EXERCISE AIM:
Print the lines of the listing below verbatim from its first line through the line bearing "bars_m = ax.bar(x". Any pictures are to be omitted.

EXCERPTED DATA:
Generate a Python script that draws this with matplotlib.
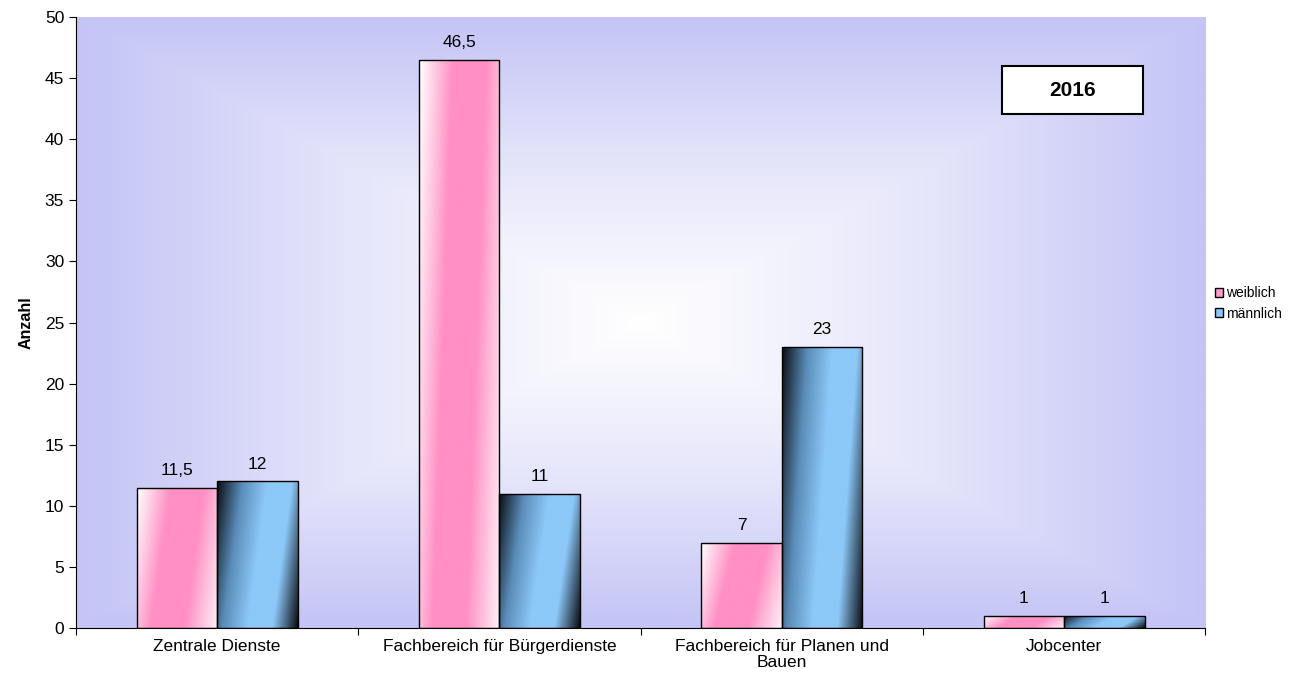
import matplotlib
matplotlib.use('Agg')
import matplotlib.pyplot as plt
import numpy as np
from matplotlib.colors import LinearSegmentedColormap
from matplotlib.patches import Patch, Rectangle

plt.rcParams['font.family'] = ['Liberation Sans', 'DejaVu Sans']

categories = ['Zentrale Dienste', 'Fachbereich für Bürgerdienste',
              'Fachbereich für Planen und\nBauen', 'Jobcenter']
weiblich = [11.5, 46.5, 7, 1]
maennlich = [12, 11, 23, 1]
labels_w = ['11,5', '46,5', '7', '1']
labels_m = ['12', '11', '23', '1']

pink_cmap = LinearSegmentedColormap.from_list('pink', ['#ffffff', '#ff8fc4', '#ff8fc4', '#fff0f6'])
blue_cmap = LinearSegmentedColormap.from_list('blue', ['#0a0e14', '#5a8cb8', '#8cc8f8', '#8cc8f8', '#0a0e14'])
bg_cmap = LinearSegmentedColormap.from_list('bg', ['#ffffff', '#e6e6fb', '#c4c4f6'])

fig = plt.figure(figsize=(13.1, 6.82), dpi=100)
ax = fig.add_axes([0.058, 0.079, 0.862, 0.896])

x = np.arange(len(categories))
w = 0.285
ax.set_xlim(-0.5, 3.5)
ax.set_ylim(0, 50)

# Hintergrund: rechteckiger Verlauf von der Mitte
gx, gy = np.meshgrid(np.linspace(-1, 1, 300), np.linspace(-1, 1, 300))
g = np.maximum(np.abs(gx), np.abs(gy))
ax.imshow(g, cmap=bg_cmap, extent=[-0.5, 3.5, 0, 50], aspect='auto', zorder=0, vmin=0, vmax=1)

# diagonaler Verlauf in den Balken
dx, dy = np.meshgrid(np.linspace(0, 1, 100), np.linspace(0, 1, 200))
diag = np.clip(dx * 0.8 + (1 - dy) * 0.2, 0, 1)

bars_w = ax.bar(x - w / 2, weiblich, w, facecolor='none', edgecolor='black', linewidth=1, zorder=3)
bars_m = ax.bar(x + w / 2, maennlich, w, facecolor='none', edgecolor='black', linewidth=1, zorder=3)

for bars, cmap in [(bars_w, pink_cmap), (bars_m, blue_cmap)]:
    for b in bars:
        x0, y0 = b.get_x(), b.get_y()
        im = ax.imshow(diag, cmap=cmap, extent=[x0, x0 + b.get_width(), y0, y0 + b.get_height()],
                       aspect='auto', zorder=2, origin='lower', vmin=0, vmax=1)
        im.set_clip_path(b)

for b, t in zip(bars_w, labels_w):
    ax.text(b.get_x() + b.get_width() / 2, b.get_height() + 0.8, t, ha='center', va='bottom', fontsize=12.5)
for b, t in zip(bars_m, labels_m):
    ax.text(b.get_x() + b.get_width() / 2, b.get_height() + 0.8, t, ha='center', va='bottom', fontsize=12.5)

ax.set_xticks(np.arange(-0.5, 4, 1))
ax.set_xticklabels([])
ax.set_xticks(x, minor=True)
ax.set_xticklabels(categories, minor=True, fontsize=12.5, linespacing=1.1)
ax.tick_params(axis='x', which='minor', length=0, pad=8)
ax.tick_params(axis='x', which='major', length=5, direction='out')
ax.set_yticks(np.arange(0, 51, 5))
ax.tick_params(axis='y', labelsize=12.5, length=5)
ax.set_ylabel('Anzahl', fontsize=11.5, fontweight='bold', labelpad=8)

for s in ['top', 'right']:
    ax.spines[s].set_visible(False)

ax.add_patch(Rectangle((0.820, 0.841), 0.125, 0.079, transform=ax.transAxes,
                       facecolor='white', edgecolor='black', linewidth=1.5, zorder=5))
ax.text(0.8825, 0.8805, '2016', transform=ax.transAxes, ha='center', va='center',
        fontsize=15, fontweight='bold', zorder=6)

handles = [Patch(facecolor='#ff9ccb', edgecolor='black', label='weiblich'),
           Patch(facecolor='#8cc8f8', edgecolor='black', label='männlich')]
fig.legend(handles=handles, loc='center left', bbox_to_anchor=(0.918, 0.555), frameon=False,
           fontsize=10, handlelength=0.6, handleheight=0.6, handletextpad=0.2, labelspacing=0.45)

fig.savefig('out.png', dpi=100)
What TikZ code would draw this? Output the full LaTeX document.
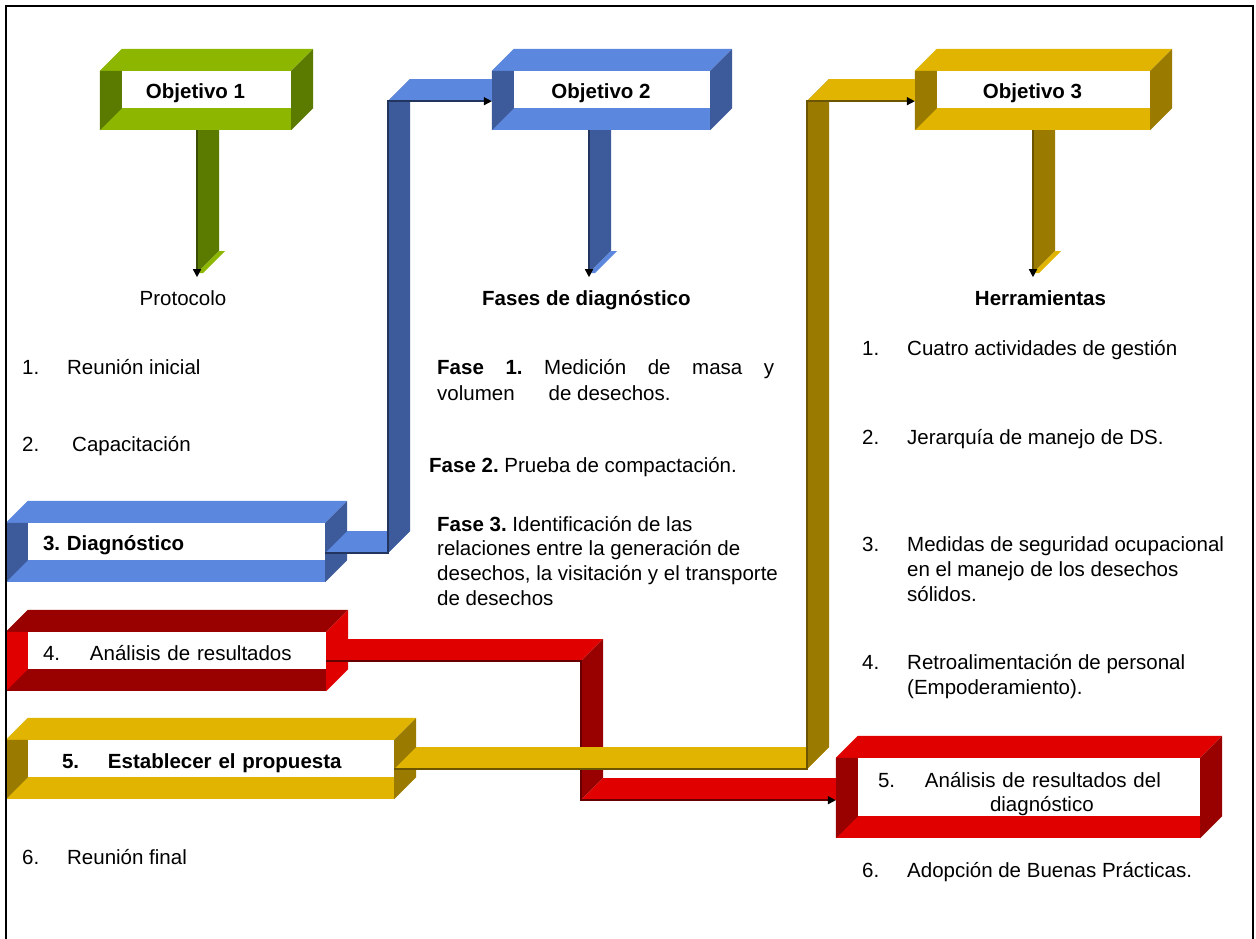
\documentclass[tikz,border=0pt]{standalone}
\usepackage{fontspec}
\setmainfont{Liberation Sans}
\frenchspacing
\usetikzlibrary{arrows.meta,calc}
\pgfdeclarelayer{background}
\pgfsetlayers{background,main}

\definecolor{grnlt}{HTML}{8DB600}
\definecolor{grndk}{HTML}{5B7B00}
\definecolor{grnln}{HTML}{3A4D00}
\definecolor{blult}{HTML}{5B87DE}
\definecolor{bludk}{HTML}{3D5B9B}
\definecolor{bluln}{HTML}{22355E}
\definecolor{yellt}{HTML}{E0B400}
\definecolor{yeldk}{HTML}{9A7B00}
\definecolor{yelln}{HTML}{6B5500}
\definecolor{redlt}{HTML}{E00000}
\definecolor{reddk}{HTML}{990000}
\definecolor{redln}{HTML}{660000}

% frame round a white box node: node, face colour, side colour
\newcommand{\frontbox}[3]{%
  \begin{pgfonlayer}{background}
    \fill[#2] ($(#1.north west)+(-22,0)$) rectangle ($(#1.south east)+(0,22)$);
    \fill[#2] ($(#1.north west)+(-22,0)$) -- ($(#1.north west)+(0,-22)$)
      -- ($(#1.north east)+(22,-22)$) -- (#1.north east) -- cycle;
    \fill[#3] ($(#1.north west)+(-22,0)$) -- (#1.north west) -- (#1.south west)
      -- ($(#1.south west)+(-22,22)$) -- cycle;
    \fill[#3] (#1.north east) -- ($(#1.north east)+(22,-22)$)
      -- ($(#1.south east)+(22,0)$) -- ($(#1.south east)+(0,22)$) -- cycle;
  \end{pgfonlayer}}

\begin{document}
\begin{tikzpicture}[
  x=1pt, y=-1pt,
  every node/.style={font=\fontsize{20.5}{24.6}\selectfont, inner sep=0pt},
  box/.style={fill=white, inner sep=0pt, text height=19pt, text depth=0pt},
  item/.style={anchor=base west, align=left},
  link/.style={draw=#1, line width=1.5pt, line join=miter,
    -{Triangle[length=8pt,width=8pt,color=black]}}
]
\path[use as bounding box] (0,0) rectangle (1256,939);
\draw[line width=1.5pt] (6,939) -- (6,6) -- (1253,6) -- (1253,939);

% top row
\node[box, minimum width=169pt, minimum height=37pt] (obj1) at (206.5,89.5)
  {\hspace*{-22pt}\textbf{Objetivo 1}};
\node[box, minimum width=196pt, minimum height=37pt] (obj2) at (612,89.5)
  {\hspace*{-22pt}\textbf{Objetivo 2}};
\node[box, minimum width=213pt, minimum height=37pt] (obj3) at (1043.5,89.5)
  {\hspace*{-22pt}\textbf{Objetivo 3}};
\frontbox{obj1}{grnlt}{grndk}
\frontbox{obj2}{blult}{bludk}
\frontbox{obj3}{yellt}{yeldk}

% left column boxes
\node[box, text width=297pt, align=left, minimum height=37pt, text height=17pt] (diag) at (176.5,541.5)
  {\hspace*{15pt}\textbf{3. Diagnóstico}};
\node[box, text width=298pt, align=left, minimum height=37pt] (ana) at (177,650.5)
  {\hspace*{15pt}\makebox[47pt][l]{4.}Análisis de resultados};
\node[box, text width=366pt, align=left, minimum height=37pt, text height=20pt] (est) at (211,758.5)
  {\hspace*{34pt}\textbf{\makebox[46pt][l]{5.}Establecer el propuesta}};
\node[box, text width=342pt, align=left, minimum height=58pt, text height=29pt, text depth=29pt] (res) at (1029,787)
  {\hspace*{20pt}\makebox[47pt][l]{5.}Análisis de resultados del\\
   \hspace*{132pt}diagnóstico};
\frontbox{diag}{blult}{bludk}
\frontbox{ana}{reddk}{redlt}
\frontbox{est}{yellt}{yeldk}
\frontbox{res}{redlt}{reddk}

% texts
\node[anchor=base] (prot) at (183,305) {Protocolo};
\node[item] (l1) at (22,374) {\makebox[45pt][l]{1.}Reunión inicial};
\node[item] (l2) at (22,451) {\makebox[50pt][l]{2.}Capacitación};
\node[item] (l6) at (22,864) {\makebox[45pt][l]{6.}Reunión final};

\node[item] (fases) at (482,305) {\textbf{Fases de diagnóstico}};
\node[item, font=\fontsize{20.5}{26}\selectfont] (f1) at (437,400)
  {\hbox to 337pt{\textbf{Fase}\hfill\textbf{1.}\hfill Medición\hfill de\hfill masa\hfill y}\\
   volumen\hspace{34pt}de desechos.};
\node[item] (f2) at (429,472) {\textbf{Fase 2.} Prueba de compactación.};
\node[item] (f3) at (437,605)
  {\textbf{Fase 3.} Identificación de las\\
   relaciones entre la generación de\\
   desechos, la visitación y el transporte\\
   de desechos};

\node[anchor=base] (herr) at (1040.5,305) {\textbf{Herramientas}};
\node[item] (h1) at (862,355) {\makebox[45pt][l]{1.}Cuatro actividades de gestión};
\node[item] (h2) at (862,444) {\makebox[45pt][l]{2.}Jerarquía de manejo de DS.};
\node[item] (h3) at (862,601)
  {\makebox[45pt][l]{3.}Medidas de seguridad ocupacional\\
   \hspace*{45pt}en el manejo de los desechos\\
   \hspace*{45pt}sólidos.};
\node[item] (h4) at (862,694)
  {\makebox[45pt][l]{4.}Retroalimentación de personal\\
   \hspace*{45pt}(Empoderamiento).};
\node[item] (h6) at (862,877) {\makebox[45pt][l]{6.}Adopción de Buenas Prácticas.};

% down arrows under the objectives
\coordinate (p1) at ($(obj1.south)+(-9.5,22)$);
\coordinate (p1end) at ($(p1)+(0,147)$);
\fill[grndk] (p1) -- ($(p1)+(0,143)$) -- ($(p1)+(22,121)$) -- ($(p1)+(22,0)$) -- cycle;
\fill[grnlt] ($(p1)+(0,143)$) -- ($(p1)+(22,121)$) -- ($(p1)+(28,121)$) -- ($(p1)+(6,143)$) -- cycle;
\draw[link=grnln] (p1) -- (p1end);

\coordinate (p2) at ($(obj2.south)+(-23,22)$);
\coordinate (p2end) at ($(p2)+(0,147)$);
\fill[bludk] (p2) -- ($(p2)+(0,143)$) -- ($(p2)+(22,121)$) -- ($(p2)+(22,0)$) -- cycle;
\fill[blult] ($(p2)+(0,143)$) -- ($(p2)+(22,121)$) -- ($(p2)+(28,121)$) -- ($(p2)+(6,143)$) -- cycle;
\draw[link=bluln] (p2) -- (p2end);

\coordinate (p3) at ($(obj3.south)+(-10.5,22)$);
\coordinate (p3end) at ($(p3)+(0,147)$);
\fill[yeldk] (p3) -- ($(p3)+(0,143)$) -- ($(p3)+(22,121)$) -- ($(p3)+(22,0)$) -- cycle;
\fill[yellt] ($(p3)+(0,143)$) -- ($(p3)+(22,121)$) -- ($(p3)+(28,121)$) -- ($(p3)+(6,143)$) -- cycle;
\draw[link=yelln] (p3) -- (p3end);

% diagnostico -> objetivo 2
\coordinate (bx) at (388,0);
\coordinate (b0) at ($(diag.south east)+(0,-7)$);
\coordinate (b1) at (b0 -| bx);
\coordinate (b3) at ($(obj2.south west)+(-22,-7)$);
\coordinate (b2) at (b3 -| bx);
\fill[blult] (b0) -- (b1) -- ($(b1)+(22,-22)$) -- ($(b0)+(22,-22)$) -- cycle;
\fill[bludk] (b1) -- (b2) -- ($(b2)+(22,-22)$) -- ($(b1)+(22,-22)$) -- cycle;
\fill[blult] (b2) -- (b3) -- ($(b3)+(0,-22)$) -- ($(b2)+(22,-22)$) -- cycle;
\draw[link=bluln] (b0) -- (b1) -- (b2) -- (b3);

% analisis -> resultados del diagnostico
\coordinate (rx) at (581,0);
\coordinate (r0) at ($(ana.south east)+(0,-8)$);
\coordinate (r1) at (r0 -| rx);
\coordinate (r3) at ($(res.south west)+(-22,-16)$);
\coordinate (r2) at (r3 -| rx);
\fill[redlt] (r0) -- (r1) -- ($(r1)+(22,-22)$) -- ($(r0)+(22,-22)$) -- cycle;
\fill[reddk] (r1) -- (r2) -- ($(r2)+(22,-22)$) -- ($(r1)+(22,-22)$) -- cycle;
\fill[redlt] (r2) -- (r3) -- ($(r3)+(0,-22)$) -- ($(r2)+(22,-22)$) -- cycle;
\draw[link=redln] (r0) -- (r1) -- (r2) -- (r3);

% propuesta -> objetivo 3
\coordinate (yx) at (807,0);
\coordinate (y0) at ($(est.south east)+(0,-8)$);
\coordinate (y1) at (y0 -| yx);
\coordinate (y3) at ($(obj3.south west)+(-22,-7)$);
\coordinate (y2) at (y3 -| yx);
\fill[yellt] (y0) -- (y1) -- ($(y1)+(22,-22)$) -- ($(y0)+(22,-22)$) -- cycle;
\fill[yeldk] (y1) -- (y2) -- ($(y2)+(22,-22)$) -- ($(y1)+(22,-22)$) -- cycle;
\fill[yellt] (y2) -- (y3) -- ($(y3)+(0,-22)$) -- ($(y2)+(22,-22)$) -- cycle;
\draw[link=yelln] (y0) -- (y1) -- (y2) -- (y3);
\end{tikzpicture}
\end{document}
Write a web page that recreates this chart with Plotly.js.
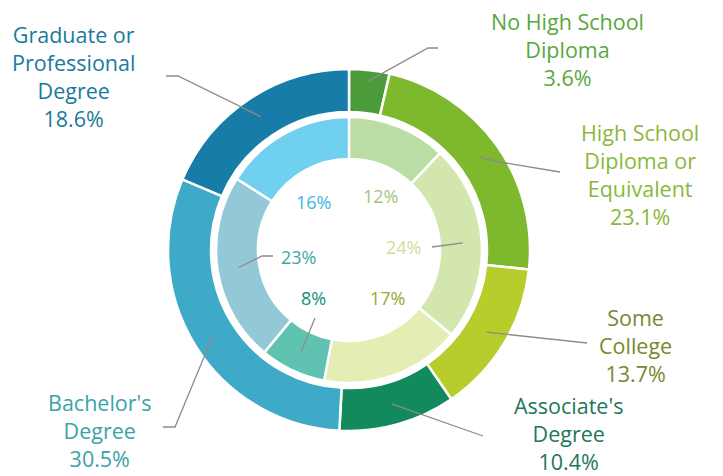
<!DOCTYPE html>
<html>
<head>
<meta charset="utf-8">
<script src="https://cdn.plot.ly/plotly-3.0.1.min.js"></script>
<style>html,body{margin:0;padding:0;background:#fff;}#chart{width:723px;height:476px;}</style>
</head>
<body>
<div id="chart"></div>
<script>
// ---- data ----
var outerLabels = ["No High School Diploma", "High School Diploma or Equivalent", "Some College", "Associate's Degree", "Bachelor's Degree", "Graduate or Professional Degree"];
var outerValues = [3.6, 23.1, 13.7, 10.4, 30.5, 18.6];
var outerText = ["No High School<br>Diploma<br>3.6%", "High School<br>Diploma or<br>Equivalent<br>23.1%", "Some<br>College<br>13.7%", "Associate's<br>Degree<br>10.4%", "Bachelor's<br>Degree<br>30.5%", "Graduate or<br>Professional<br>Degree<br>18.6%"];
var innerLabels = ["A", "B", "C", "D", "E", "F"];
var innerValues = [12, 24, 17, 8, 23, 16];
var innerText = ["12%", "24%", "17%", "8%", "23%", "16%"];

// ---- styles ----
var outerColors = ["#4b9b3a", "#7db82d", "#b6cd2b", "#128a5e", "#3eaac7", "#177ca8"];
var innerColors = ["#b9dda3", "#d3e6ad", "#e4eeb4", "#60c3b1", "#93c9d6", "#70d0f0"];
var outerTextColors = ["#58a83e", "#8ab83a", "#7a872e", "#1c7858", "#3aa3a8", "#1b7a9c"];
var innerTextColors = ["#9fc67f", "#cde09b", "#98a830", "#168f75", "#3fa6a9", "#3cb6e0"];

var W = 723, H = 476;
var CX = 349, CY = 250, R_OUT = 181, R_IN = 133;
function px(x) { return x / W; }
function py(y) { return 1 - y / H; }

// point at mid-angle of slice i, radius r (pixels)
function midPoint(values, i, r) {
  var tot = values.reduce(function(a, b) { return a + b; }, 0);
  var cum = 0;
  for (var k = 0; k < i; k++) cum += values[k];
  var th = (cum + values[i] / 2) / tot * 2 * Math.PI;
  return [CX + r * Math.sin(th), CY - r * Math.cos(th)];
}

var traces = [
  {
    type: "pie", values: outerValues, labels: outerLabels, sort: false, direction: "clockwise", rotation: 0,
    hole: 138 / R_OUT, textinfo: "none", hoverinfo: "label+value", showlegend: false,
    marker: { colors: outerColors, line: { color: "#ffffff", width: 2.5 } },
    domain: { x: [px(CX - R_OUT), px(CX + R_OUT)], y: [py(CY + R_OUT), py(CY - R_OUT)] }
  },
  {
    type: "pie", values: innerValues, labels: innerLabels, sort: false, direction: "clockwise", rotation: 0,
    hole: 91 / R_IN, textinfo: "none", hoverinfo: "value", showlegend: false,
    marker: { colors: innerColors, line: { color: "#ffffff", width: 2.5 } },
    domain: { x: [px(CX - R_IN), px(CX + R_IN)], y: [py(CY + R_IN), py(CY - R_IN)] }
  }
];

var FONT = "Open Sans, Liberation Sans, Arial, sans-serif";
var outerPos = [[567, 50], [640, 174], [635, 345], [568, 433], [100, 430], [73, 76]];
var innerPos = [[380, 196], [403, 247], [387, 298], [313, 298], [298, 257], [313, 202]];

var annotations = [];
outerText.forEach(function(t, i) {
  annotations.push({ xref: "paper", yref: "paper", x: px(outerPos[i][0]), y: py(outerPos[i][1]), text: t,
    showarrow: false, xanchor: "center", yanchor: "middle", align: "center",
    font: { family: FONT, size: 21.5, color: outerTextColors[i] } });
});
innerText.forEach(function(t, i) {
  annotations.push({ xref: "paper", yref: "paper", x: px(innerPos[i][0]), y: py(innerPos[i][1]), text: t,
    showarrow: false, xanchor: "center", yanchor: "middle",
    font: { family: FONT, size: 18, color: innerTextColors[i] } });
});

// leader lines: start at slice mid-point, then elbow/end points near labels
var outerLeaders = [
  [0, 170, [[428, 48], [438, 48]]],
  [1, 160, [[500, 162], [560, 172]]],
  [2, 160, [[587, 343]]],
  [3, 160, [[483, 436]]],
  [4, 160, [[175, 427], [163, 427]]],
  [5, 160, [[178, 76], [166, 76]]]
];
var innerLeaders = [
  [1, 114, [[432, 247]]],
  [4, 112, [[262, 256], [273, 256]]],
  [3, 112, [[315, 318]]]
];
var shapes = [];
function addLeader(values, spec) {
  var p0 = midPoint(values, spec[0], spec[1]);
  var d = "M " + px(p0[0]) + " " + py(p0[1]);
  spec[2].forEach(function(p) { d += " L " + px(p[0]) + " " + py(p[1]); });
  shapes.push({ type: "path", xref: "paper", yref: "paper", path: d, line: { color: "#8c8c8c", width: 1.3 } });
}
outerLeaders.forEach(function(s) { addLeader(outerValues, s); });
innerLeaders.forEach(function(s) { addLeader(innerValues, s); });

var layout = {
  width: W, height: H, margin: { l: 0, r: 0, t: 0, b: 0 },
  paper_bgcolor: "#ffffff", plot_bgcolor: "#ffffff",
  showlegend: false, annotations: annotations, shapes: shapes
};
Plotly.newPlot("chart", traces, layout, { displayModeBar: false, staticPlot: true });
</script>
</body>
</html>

SOLUTION:
Generate a Python script that draws this with matplotlib.
import matplotlib
matplotlib.use('Agg')
import matplotlib.pyplot as plt
import numpy as np
from matplotlib.colors import LinearSegmentedColormap
from matplotlib.patches import Patch, Rectangle

plt.rcParams['font.family'] = ['Liberation Sans', 'DejaVu Sans']

categories = ['Zentrale Dienste', 'Fachbereich für Bürgerdienste',
              'Fachbereich für Planen und\nBauen', 'Jobcenter']
weiblich = [11.5, 46.5, 7, 1]
maennlich = [12, 11, 23, 1]
labels_w = ['11,5', '46,5', '7', '1']
labels_m = ['12', '11', '23', '1']

pink_cmap = LinearSegmentedColormap.from_list('pink', ['#ffffff', '#ff8fc4', '#ff8fc4', '#fff0f6'])
blue_cmap = LinearSegmentedColormap.from_list('blue', ['#0a0e14', '#5a8cb8', '#8cc8f8', '#8cc8f8', '#0a0e14'])
bg_cmap = LinearSegmentedColormap.from_list('bg', ['#ffffff', '#e6e6fb', '#c4c4f6'])

fig = plt.figure(figsize=(13.1, 6.82), dpi=100)
ax = fig.add_axes([0.058, 0.079, 0.862, 0.896])

x = np.arange(len(categories))
w = 0.285
ax.set_xlim(-0.5, 3.5)
ax.set_ylim(0, 50)

# Hintergrund: rechteckiger Verlauf von der Mitte
gx, gy = np.meshgrid(np.linspace(-1, 1, 300), np.linspace(-1, 1, 300))
g = np.maximum(np.abs(gx), np.abs(gy))
ax.imshow(g, cmap=bg_cmap, extent=[-0.5, 3.5, 0, 50], aspect='auto', zorder=0, vmin=0, vmax=1)

# diagonaler Verlauf in den Balken
dx, dy = np.meshgrid(np.linspace(0, 1, 100), np.linspace(0, 1, 200))
diag = np.clip(dx * 0.8 + (1 - dy) * 0.2, 0, 1)

bars_w = ax.bar(x - w / 2, weiblich, w, facecolor='none', edgecolor='black', linewidth=1, zorder=3)
bars_m = ax.bar(x + w / 2, maennlich, w, facecolor='none', edgecolor='black', linewidth=1, zorder=3)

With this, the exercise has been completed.